Professor Amir Zekrgoo of ISTAC, in his first of a series of lectures on ‘Jalalluddin Rumi and His Mathnavi’ presented last Friday, shared an interesting narration of the first meeting between Rumi and his spiritual companion Shamsuddin Tabrizi.
Rumi, who was already at the time a respected scholar and spiritual figure, was reading a book; immersed in deep concentration, when he was abruptly asked by the wandering dervish, "what are you doing?" Rumi replied, "something you cannot understand", to which Shams reacted by taking the book off Rumi’s hand and throw it to water! Rumi picked it up and was surprised to find none of the pages of the book was wet. He then asked Shams, "what are you doing?", and Shams replied, "something YOU cannot understand!"
Thus began one of the most intense spiritual relationships between two spiritual beings the world has ever known. And as Professor Zekrgoo asserts, Rumi’s association with Shams turned him "from an ‘alim (scholar) to an ‘arif (mystic)... and made a poet out of a preacher".
To Rumi, this was the life-changing and humbling experience which paved the way for his self-actualisation. The spiritual bond he had with Shams was the 'sparkle' that gave him the inspiration and spiritual zeal to express his creative ideas.

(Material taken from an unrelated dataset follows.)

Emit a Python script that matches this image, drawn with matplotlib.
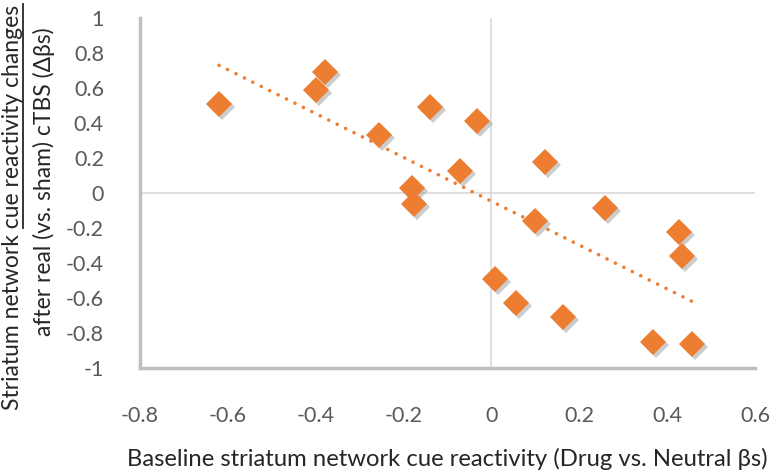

Many of us are still in search of that elusive 'sparkle' that we hope will change our lives forever and allow us to realise all our potentials. But how and where does one find that 'sparkle?' Or, should we not search for it and instead let the 'sparkle' finds us?
"Don’t search for water, search for thirst..." Hence the lesson; taught to me by Professor Fareed Ahmad on humility vis-á -vis knowledge: "the more you know, the more you know you don’t know". Or, as beautifully described by the Malay proverb: "ikut resmi padi, makin tunduk makin berisi"; the more knowledge one acquires, the more humble one should be.